『……今、何て言った?』
鼓膜に突き刺さった叫声に、持っていたボールがするり、両手から落下した。
『遊大が、怪我……?』
聞き間違いだと思った。
遊大が怪我しただなんて、そんなの……!
『なんで!?なんで遊大が……!!』
近寄ってきた男の子に詰め寄り、乱暴に両腕を掴んで揺する。
『それが……』
悔しそうに破顔させた男の子は、たった今知らされたばかりの事実を声を震わせながら説明し始めた。
『そんな……』
知らされた事実に拳が震え、目前が闇色に染まっていく。
湧き上がるのは何とも言えないドロドロとした感情。
『総長達にはさっき連絡した。
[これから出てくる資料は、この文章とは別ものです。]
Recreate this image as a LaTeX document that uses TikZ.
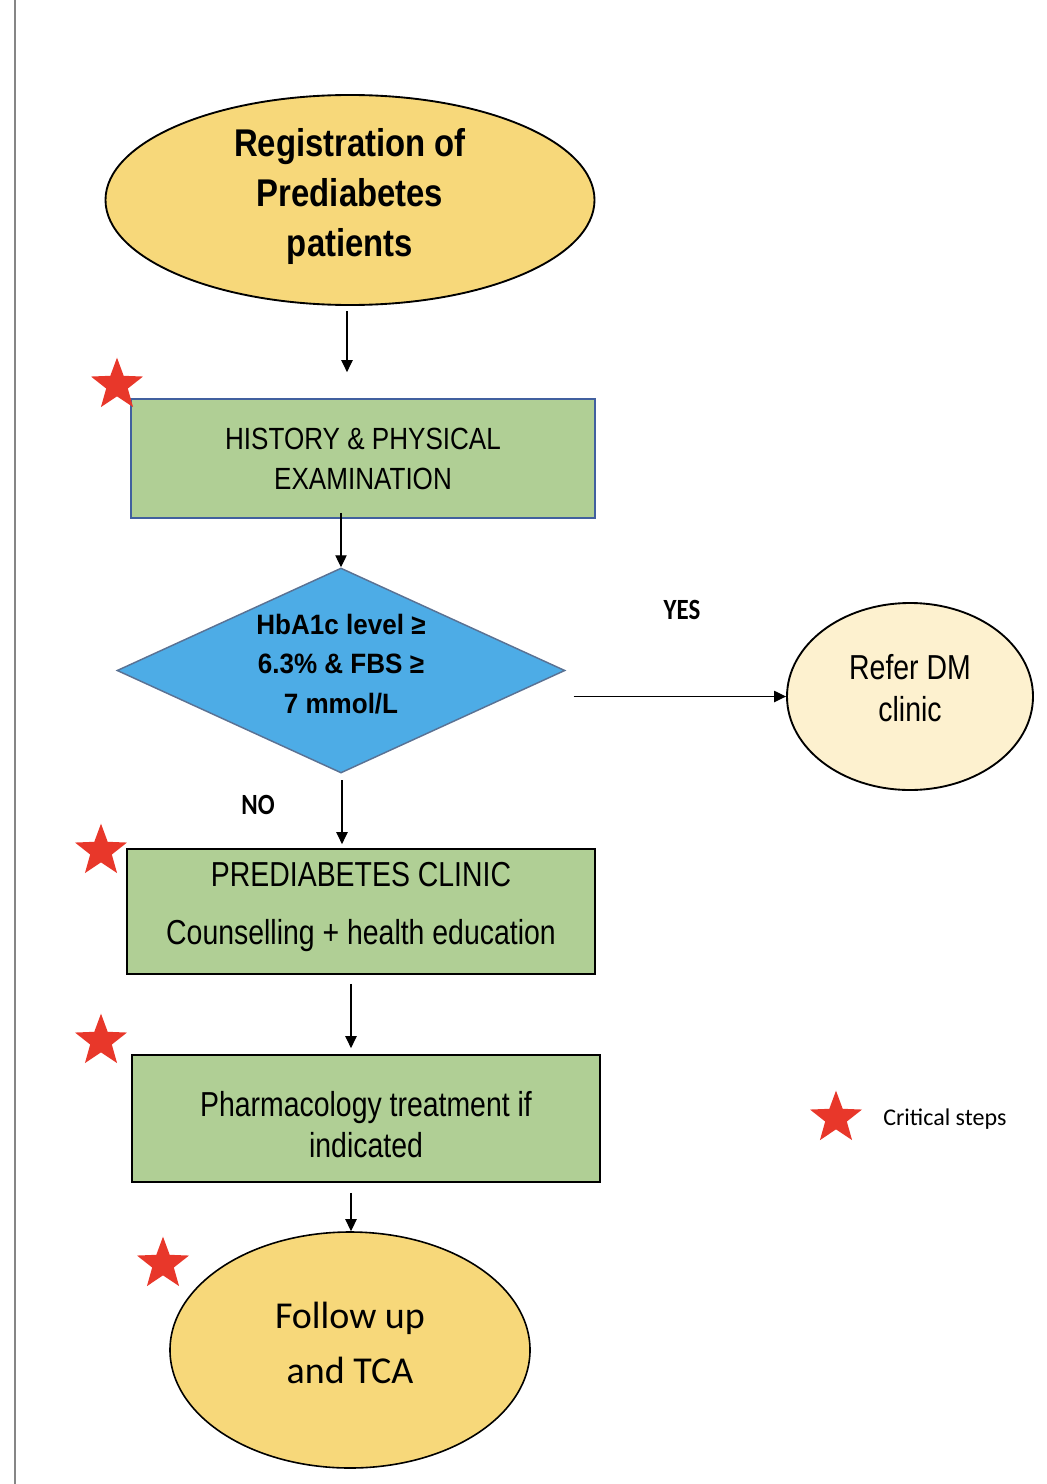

今から病院行くって』
『……どこ』
『え?』
『病院』
『あ、』
『どこっ!?』
『……っ、福永総合病院……ってちょ、リン!?』
言い終わる前に倉庫を飛び出したあたしは、背中に刺さる制止の声を全て無視して無我夢中で走った。
目指すは福永総合病院。
その病院は地元の人なら誰でも知っている有名な病院で、獅鷹の倉庫からそんなに遠くない所に所在していた。
『……はぁ…っ、』
目前にそびえ立つ建物を見上げる。
去年新設されたばかりの病院は一階から三階までガラス張りになっていて、外からでも病院内が見えるような造りになっていた。
ゆっくりとした足取りで病院内を歩く人達を見て、フゥと一つ深呼吸をする。
……よし。
息を整え、そっと一歩足を踏み出した。